Comic Review: Teenage Mutant Ninja Turtles #72
(W) Tom Waltz, Kevin Eastman, and Bobby Curnow, (A) Dave Wachter, (C) Ronda Pattison
If there was ever an issue where the Benny Hill theme was an appropriate accompaniment, it is this fun-filled comedy of errors by Tom Waltz, Kevin Eastman, Bobby Curnow, Dave Wachter, and Ronda Pattison. With the Turtles’ attempt at covert reconnaissance having gone off the rails, they engage the Pantheon in a high-stakes game of hide and seek. To make matters worse, they have to rely on Baxter Stockman for help. While the TMNT/Usagi Yojimbo one-shot may have been the featured attraction of the week, this latest chapter in the TMNT saga maintains the series high standards of quality.
It’s difficult to say more about the writing of this series. With 72 issues (plus miniseries) under their belt, the team of Waltz, Eastman, and Curnow show no signs of slowing down. What has made this series so appealing is that this incarnation of the TMNT recognizable to fans of their various other properties. Whether it’s the cartoons, the live-action movies, or the original Mirage comics, this series manages to pull from each of those versions into a cohesive vision. In the space of 20 pages, the writers manage to transition seamlessly from drama to slapstick comedy to high-stakes action. It is not without its flaws. For example, the “righteous” actions of Aka fall flat, as does the Pantheon’s nerfed powers. However, at the end of the day this is a tightly written, well executed script.
Ronda Pattison’s colors are once again fantastic. There’s nothing else more to say.
In an issue that requires plenty of physical comedy, Dave Wachter’s more realistic art style (compared to other TMNT artists) is surprisingly effective. This is especially true in the case of the Toad Baron. While his brothers and sisters are chasing the Turtles around, Toad Baron helplessly watches and moans to his servants about the destruction to his home. The visual of him simply standing, pouting with his eyes bugging out, is one of the most hilarious things to come out of this issue.
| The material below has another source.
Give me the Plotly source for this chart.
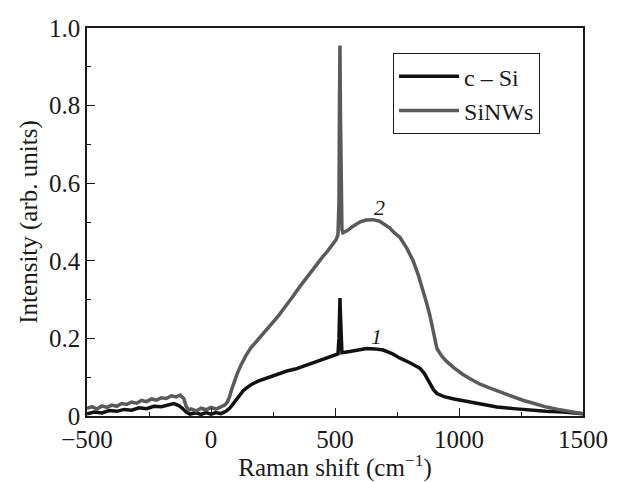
import plotly.graph_objects as go

# SiNWs (curve 2)
x_sinw = [-500, -480, -460, -440, -420, -400, -380, -360, -340, -320, -300, -280, -260, -240, -220,
          -200, -180, -160, -140, -125, -110, -100, -90, -80, -60, -40, -20, 0, 20, 40, 55, 65, 75,
          85, 95, 105, 120, 140, 160, 180, 200, 226, 250, 270, 290, 310, 330, 359, 380, 400, 427,
          450, 470, 492, 505, 512, 516, 518, 520, 522, 524, 528, 532, 550, 570, 600, 625, 653, 680,
          700, 720, 740, 762, 790, 815, 835, 855, 870, 883, 897, 911, 930, 951, 980, 1016, 1050,
          1085, 1120, 1150, 1190, 1219, 1260, 1300, 1353, 1400, 1450, 1500]
y_sinw = [0.020, 0.024, 0.018, 0.026, 0.022, 0.028, 0.025, 0.032, 0.030, 0.036, 0.033, 0.040, 0.037,
          0.044, 0.041, 0.047, 0.045, 0.052, 0.049, 0.054, 0.045, 0.025, 0.015, 0.018, 0.013, 0.020,
          0.016, 0.022, 0.018, 0.025, 0.028, 0.035, 0.050, 0.072, 0.092, 0.108, 0.130, 0.155, 0.175,
          0.190, 0.205, 0.224, 0.240, 0.257, 0.274, 0.290, 0.308, 0.334, 0.352, 0.368, 0.392, 0.410,
          0.425, 0.442, 0.455, 0.468, 0.550, 0.800, 0.955, 0.780, 0.550, 0.480, 0.472, 0.478, 0.488,
          0.500, 0.505, 0.506, 0.502, 0.494, 0.485, 0.472, 0.460, 0.432, 0.400, 0.365, 0.325, 0.290,
          0.258, 0.215, 0.174, 0.155, 0.140, 0.124, 0.107, 0.094, 0.082, 0.073, 0.066, 0.056, 0.049,
          0.040, 0.033, 0.023, 0.017, 0.012, 0.006]

# c-Si (curve 1)
x_csi = [-500, -470, -440, -410, -380, -350, -320, -290, -260, -230, -200, -170, -150, -130, -115,
         -100, -85, -60, -40, -20, 0, 20, 40, 60, 75, 90, 110, 130, 145, 165, 190, 226, 260, 306,
         340, 380, 411, 440, 470, 500, 512, 516, 518, 520, 522, 524, 528, 560, 600, 627, 660, 694,
         730, 762, 800, 843, 860, 872, 883, 897, 911, 940, 980, 1016, 1080, 1153, 1220, 1286, 1350,
         1420, 1500]
y_csi = [0.006, 0.010, 0.008, 0.014, 0.012, 0.017, 0.015, 0.021, 0.019, 0.025, 0.024, 0.030, 0.032,
         0.027, 0.020, 0.010, 0.005, 0.008, 0.004, 0.009, 0.005, 0.009, 0.006, 0.012, 0.020, 0.032,
         0.050, 0.065, 0.073, 0.082, 0.090, 0.098, 0.106, 0.116, 0.121, 0.130, 0.138, 0.143, 0.150,
         0.157, 0.160, 0.200, 0.270, 0.304, 0.260, 0.190, 0.163, 0.166, 0.170, 0.174, 0.173, 0.170,
         0.161, 0.149, 0.138, 0.123, 0.110, 0.095, 0.083, 0.068, 0.058, 0.050, 0.044, 0.040, 0.031,
         0.023, 0.019, 0.015, 0.012, 0.010, 0.006]

x_ticks = [-500, 0, 500, 1000, 1500]
x_tick_labels = ["\u2212500", "0", "500", "1000", "1500"]
y_ticks = [0, 0.2, 0.4, 0.6, 0.8, 1.0]
y_tick_labels = ["0", "0.2", "0.4", "0.6", "0.8", "1.0"]

FONT = "Liberation Serif, Times New Roman, serif"
INK = "#1a1a1a"

fig = go.Figure()
fig.add_trace(go.Scatter(x=x_csi, y=y_csi, mode="lines", name="c \u2013 Si",
                         line=dict(color="#111111", width=3.5)))
fig.add_trace(go.Scatter(x=x_sinw, y=y_sinw, mode="lines", name="SiNWs",
                         line=dict(color="#5a5a5a", width=3.5)))

fig.add_annotation(x=681, y=0.538, text="<i>2</i>", showarrow=False,
                   font=dict(family=FONT, size=22, color=INK))
fig.add_annotation(x=669, y=0.204, text="<i>1</i>", showarrow=False,
                   font=dict(family=FONT, size=22, color=INK))

# page body adds an 8px offset: figure is 615x474 placed at (8, 8)
fig.update_layout(
    width=615, height=474,
    margin=dict(l=79, r=40, t=20, b=66),
    paper_bgcolor="white", plot_bgcolor="white",
    font=dict(family=FONT, size=25, color=INK),
    showlegend=True,
    modebar=dict(bgcolor="rgba(0,0,0,0)", color="rgba(0,0,0,0)", activecolor="rgba(0,0,0,0)"),
    legend=dict(x=0.617, y=0.935, xanchor="left", yanchor="top",
                bordercolor=INK, borderwidth=1, bgcolor="white",
                font=dict(family=FONT, size=24, color=INK),
                tracegroupgap=0, itemwidth=60),
    xaxis=dict(range=[-500, 1500], tickvals=x_ticks, ticktext=x_tick_labels,
               ticks="inside", ticklen=8, tickwidth=1.2, tickcolor=INK,
               minor=dict(dtick=250, ticks="inside", ticklen=4, tickcolor=INK, tickwidth=1.2),
               showline=True, linecolor=INK, linewidth=1.5, mirror=True,
               showgrid=False, zeroline=False, automargin=False,
               title=dict(text="Raman shift (cm<sup>\u22121</sup>)", standoff=2,
                          font=dict(family=FONT, size=25))),
    yaxis=dict(range=[0, 1.0], tickvals=y_ticks, ticktext=y_tick_labels,
               ticks="inside", ticklen=8, tickwidth=1.2, tickcolor=INK,
               minor=dict(dtick=0.1, ticks="inside", ticklen=4, tickcolor=INK, tickwidth=1.2),
               showline=True, linecolor=INK, linewidth=1.5, mirror=True,
               showgrid=False, zeroline=False, automargin=False,
               title=dict(text="Intensity (arb. units)", standoff=4,
                          font=dict(family=FONT, size=25))),
)

fig.write_html("out.html")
As much as I personally love Wachter’s art, there are a few notable items worthy of criticism. April O’Neill looks like she’s a 45-year-old woman, which wouldn’t be a bad thing if she wasn’t supposed to be in her late teens or early 20s. Though she is only in the book for a few pages, it is a distraction that pulls readers out of the story. In addition, Wachter goes heavy on the shadowing on several characters’ faces, especially the Turtles. If the Turtles spent their time in the sewers or doing battle in the poorly lit alleys of New York, this would not be a bad thing. However, heavily shadowed faces in a brightly-lit mansion reads as a disconnect between the artist and the writers.
Overall, Teenage Mutant Ninja Turtles #72 is a satisfying read and conclusion to this two-issue arc. The tight writing and ever-solid artwork makes an easy pick-up. In closing out the story here, readers can now turn their attention to Issue #73, which will mark the longest-running Teenage Mutant Ninja Turtles comic ever. This was a great way to close out one era and begin a new.